Last Known Survivor Of The Transatlantic Slave Trade Identified As Matilda McCrear
McCrear was 2 years old when she was abducted from West Africa.
A woman who died in 1940 has been identified as the last known survivor of the U.S.-Africa slave trade. Hannah Durkin, a researcher from the United Kingdom, identified the woman as Matilda McCrear.
In an article titled "Uncovering the Hidden Lives of Last Clotilda Survivor Matilda McCrear and Her Family," Durkin documented the journey of the last known survivor, who reportedly died when she was 81 or 82 years old.
According to the research, McCrear was 2 years old when she was abducted from her home in West Africa and taken to Mobile, Alabama. Traveling aboard the slave ship known as the Clotilda in 1860, the victim was reportedly accompanied by her mother, her three elder sisters and a man who would eventually become her stepfather.
McCrear also had two brothers who were left behind in Africa, and she never found out what happened to them, the research stated. A slave owner named Memorable Walker Creagh bought McCrear in the U.S., along with her 10-year-old sister and her mother.
“In some ways Matilda was more fortunate than the vast majority of Middle Passage survivors,” Durkin said in a statement. “She got to stay with her mother and one of her sisters, and because she was only two when she was taken from Africa, she was still very young when she was emancipated."
"But make no mistake, her life was incredibly hard," Durkin added.
"The story of Matilda and her family highlights the horrors of slavery, the abuses of the US South’s sharecropping system, the injustices of segregation and the suffering of Black farmers during the Great Depression,” the Newcastle University lecturer said.
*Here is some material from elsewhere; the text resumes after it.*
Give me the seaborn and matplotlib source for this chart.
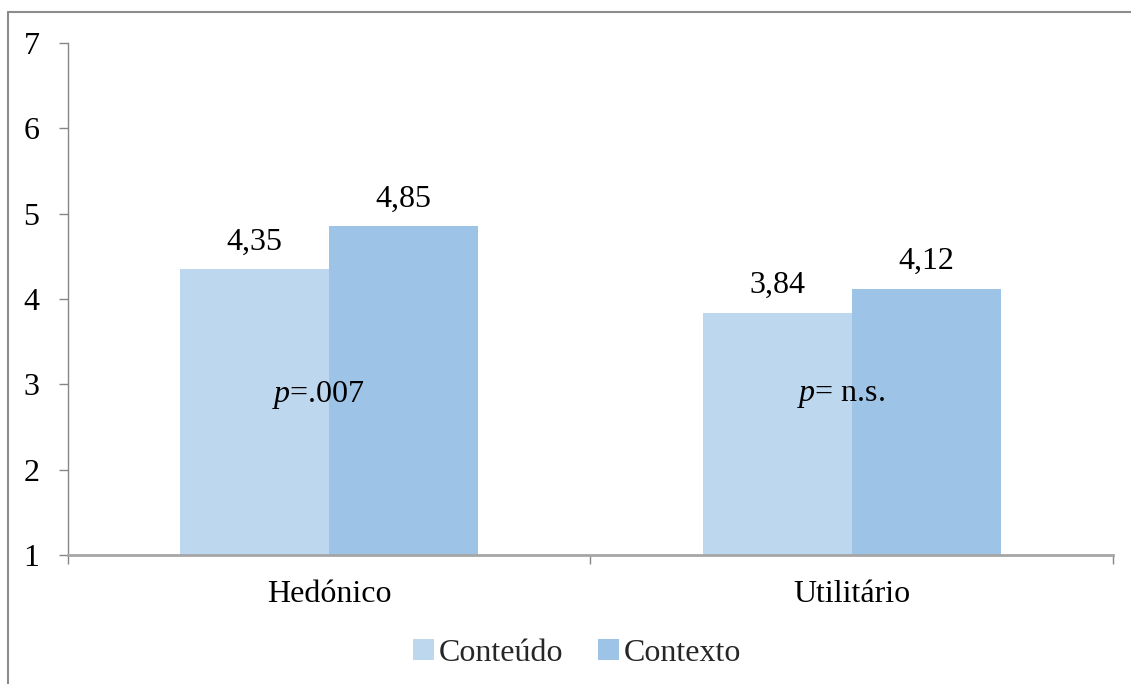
import matplotlib
matplotlib.use("Agg")
import matplotlib.pyplot as plt
from matplotlib.lines import Line2D
from matplotlib.ticker import FixedLocator
import seaborn as sns
import pandas as pd

categories = ["Hedónico", "Utilitário"]
groups = ["Conteúdo", "Contexto"]
conteudo = [4.35, 3.84]
contexto = [4.85, 4.12]
p_labels = ["=.007", "= n.s."]
y_ticks = [1, 2, 3, 4, 5, 6, 7]

df = pd.DataFrame({
    "categoria": categories * 2,
    "grupo": [groups[0]] * len(categories) + [groups[1]] * len(categories),
    "valor": conteudo + contexto,
})

sns.set_theme(style="white")
plt.rcParams["font.family"] = ["Liberation Serif", "DejaVu Serif"]
plt.rcParams["mathtext.fontset"] = "custom"
plt.rcParams["mathtext.it"] = "Liberation Serif:italic"
plt.rcParams["mathtext.rm"] = "Liberation Serif"

FS = 23

fig = plt.figure(figsize=(11.31, 6.84), dpi=100)
ax = fig.add_axes([0.0601, 0.1886, 0.9239, 0.7485])

palette = ["#BDD7EE", "#9DC3E6"]
sns.barplot(data=df, x="categoria", y="valor", hue="grupo", palette=palette,
            width=0.57, gap=0, saturation=1, ax=ax, legend=True, linewidth=0)

for container in ax.containers:
    labels = [f"{v:.2f}".replace(".", ",") for v in container.datavalues]
    ax.bar_label(container, labels=labels, padding=9, fontsize=FS, color="black")

for i, txt in enumerate(p_labels):
    ax.text(i - 0.02, 2.87, "$p$" + txt, ha="center", va="center", fontsize=FS, color="black")

ax.set_ylim(1, 7)
ax.set_xlim(-0.5, len(categories) - 0.5)
ax.yaxis.set_major_locator(FixedLocator(y_ticks))
ax.set_xlabel("")
ax.set_ylabel("")

for side in ["top", "right"]:
    ax.spines[side].set_visible(False)
ax.spines["left"].set_color("#868686")
ax.spines["left"].set_linewidth(1.0)
ax.spines["bottom"].set_color("#A6A6A6")
ax.spines["bottom"].set_linewidth(2.0)

ax.tick_params(axis="y", which="major", left=True, length=6.5, width=1, color="#868686",
               labelsize=FS, pad=14, labelcolor="black")
ax.tick_params(axis="x", which="major", bottom=False, labelsize=FS, pad=12, labelcolor="black")
ax.xaxis.set_minor_locator(FixedLocator([-0.5, 0.5, 1.5]))
ax.tick_params(axis="x", which="minor", bottom=True, length=6.5, width=1, color="#868686")

handles, labels = ax.get_legend_handles_labels()
ax.legend_.remove()
fig.legend(handles, labels, loc="center", bbox_to_anchor=(0.51, 0.045), ncol=2,
           frameon=False, fontsize=FS, handlelength=0.65, handleheight=0.65,
           handletextpad=0.15, columnspacing=1.1, borderpad=0)

border = "#8C8C8C"
fig.add_artist(Line2D([8 / 1131, 8 / 1131], [0, 1 - 12 / 684], transform=fig.transFigure,
                      color=border, linewidth=1.5))
fig.add_artist(Line2D([8 / 1131, 1], [1 - 12 / 684, 1 - 12 / 684], transform=fig.transFigure,
                      color=border, linewidth=1.5))

fig.savefig("out.png", dpi=100, facecolor="white")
Durkin used an article from the Selma Times-Journal, as well as census records and other genealogical data, to research McCrear's story.
“Matilda’s story is particularly remarkable because she resisted what was expected of a Black woman in the US South in the years after emancipation,” Durkin said. “She didn’t get married. Instead, she had a decades-long common-law marriage with a white German-born man, with whom she had 14 children. Even though she left West Africa when she was a toddler, she appears throughout her life to have worn her hair in a traditional Yoruba style, a style presumably taught to her by her mother."
The research also states that McCrear initially used her former enslaver’s surname, Creagh. But she later changed the name to McCrear.
Last year, Durkin was conducting research and identified a woman named Sally "Redoshi" Smith as the oldest known survivor of the slave trade. But the professor now says McCrear lived three years longer than Redoshi.
According to the new discovery, McCrear made a 15-mile trek to Dallas County Courthouse in Selma to claim compensation for herself and Redoshi as survivors of the Clotilda. However, the West African was unsuccessful with her claim, the research stated. McCrear talked about that incident in an interview with the Selma Times-Journal.
According to CNN, McCrear's grandson, Johnny Crear, had "no idea" that his grandmother was on the Clotilda.
"Her story gives me mixed emotions because if she hadn't been brought here, I wouldn't be here. But it's hard to read about what she experienced," Crear said.
The 83-year-old added that his grandmother is remembered as being "quite rambunctious."
Crear said one of his earliest memories is his grandmother's funeral, but he faced some confusion when researching his family's history.
“My wife was researching our family history and we could only get so far,” he said. “The name Creagh would come up but as ours is spelled Crear, we didn’t make that connection. We didn’t know it had been changed.”
After uncovering the story of Redoshi last year, Durkin said "the discovery is so important because it gives meaningful voice to a female survivor of the transatlantic slave trade for the first time."
"Descendants of Clotilda survivors are the only descendants of slavery survivors in the US who can trace their ancestors back to a specific region in West Africa," the researcher told CNN. "So I'm really hoping this will enable more descendants of transatlantic slave trade survivors to trace their ancestry."